*** DATASET SECTION

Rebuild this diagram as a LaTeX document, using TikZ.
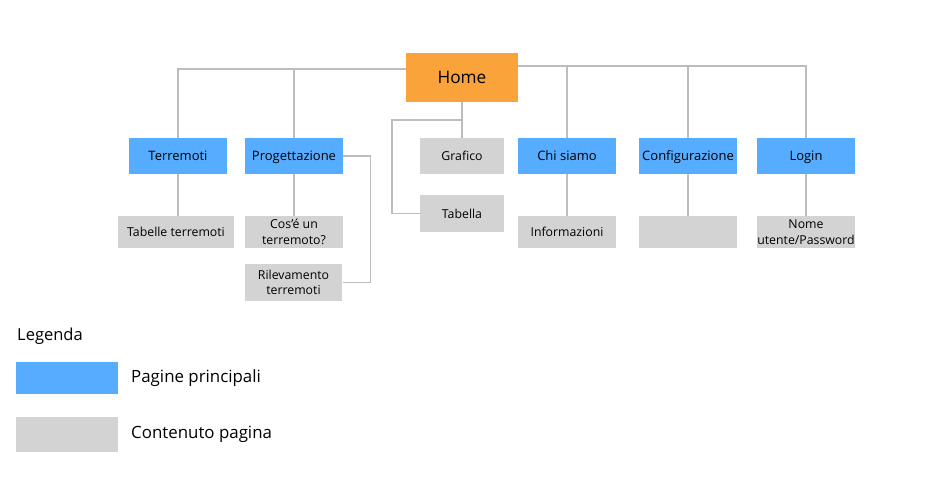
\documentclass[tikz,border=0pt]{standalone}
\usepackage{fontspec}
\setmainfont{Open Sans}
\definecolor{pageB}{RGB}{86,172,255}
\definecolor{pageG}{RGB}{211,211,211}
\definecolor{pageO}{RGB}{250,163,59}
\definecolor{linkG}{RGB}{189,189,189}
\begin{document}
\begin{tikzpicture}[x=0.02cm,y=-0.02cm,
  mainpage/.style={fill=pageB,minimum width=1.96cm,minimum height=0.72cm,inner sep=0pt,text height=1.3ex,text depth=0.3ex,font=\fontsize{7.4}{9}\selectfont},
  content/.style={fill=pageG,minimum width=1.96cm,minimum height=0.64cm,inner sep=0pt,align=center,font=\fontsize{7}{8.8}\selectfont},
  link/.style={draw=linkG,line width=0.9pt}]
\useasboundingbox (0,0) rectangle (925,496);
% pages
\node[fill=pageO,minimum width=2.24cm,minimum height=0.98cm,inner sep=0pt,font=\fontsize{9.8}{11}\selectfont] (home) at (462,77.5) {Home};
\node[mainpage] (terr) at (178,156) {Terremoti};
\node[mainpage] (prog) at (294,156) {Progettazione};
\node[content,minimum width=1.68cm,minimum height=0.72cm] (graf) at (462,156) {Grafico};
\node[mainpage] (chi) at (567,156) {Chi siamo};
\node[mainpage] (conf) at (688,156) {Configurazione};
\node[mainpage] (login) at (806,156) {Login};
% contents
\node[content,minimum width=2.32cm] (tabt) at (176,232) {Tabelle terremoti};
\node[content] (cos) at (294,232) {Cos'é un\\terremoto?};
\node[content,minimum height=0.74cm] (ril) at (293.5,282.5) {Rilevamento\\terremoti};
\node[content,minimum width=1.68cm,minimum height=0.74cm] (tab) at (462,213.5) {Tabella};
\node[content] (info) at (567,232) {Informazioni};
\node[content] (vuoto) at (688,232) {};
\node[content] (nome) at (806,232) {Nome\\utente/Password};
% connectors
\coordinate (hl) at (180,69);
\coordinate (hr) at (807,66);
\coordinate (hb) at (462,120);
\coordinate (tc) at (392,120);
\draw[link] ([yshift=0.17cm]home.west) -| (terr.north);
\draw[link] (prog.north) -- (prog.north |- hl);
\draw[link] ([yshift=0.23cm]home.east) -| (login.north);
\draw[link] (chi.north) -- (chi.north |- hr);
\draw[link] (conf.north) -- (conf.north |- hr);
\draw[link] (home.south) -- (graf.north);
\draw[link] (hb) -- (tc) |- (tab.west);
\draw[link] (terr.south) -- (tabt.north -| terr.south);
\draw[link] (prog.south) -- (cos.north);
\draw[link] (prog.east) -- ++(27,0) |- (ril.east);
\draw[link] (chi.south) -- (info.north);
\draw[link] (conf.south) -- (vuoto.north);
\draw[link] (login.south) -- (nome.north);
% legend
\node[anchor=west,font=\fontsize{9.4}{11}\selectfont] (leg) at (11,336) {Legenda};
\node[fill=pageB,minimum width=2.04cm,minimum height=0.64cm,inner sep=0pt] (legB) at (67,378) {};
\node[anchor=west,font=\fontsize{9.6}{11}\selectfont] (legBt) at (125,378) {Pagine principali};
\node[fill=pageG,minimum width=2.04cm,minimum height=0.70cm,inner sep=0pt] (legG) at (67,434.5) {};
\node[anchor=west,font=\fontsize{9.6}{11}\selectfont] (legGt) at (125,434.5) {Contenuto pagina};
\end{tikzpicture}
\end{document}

******

■ TASK TO CARRY OUT
Each line above is to be copied verbatim. Drop any image from the copy.

■ EXERCISE SOLUTION
Rebuild this diagram as a LaTeX document, using TikZ.
\documentclass[tikz,border=0pt]{standalone}
\usepackage{fontspec}
\setmainfont{Open Sans}
\definecolor{pageB}{RGB}{86,172,255}
\definecolor{pageG}{RGB}{211,211,211}
\definecolor{pageO}{RGB}{250,163,59}
\definecolor{linkG}{RGB}{189,189,189}
\begin{document}
\begin{tikzpicture}[x=0.02cm,y=-0.02cm,
  mainpage/.style={fill=pageB,minimum width=1.96cm,minimum height=0.72cm,inner sep=0pt,text height=1.3ex,text depth=0.3ex,font=\fontsize{7.4}{9}\selectfont},
  content/.style={fill=pageG,minimum width=1.96cm,minimum height=0.64cm,inner sep=0pt,align=center,font=\fontsize{7}{8.8}\selectfont},
  link/.style={draw=linkG,line width=0.9pt}]
\useasboundingbox (0,0) rectangle (925,496);
% pages
\node[fill=pageO,minimum width=2.24cm,minimum height=0.98cm,inner sep=0pt,font=\fontsize{9.8}{11}\selectfont] (home) at (462,77.5) {Home};
\node[mainpage] (terr) at (178,156) {Terremoti};
\node[mainpage] (prog) at (294,156) {Progettazione};
\node[content,minimum width=1.68cm,minimum height=0.72cm] (graf) at (462,156) {Grafico};
\node[mainpage] (chi) at (567,156) {Chi siamo};
\node[mainpage] (conf) at (688,156) {Configurazione};
\node[mainpage] (login) at (806,156) {Login};
% contents
\node[content,minimum width=2.32cm] (tabt) at (176,232) {Tabelle terremoti};
\node[content] (cos) at (294,232) {Cos'é un\\terremoto?};
\node[content,minimum height=0.74cm] (ril) at (293.5,282.5) {Rilevamento\\terremoti};
\node[content,minimum width=1.68cm,minimum height=0.74cm] (tab) at (462,213.5) {Tabella};
\node[content] (info) at (567,232) {Informazioni};
\node[content] (vuoto) at (688,232) {};
\node[content] (nome) at (806,232) {Nome\\utente/Password};
% connectors
\coordinate (hl) at (180,69);
\coordinate (hr) at (807,66);
\coordinate (hb) at (462,120);
\coordinate (tc) at (392,120);
\draw[link] ([yshift=0.17cm]home.west) -| (terr.north);
\draw[link] (prog.north) -- (prog.north |- hl);
\draw[link] ([yshift=0.23cm]home.east) -| (login.north);
\draw[link] (chi.north) -- (chi.north |- hr);
\draw[link] (conf.north) -- (conf.north |- hr);
\draw[link] (home.south) -- (graf.north);
\draw[link] (hb) -- (tc) |- (tab.west);
\draw[link] (terr.south) -- (tabt.north -| terr.south);
\draw[link] (prog.south) -- (cos.north);
\draw[link] (prog.east) -- ++(27,0) |- (ril.east);
\draw[link] (chi.south) -- (info.north);
\draw[link] (conf.south) -- (vuoto.north);
\draw[link] (login.south) -- (nome.north);
% legend
\node[anchor=west,font=\fontsize{9.4}{11}\selectfont] (leg) at (11,336) {Legenda};
\node[fill=pageB,minimum width=2.04cm,minimum height=0.64cm,inner sep=0pt] (legB) at (67,378) {};
\node[anchor=west,font=\fontsize{9.6}{11}\selectfont] (legBt) at (125,378) {Pagine principali};
\node[fill=pageG,minimum width=2.04cm,minimum height=0.70cm,inner sep=0pt] (legG) at (67,434.5) {};
\node[anchor=west,font=\fontsize{9.6}{11}\selectfont] (legGt) at (125,434.5) {Contenuto pagina};
\end{tikzpicture}
\end{document}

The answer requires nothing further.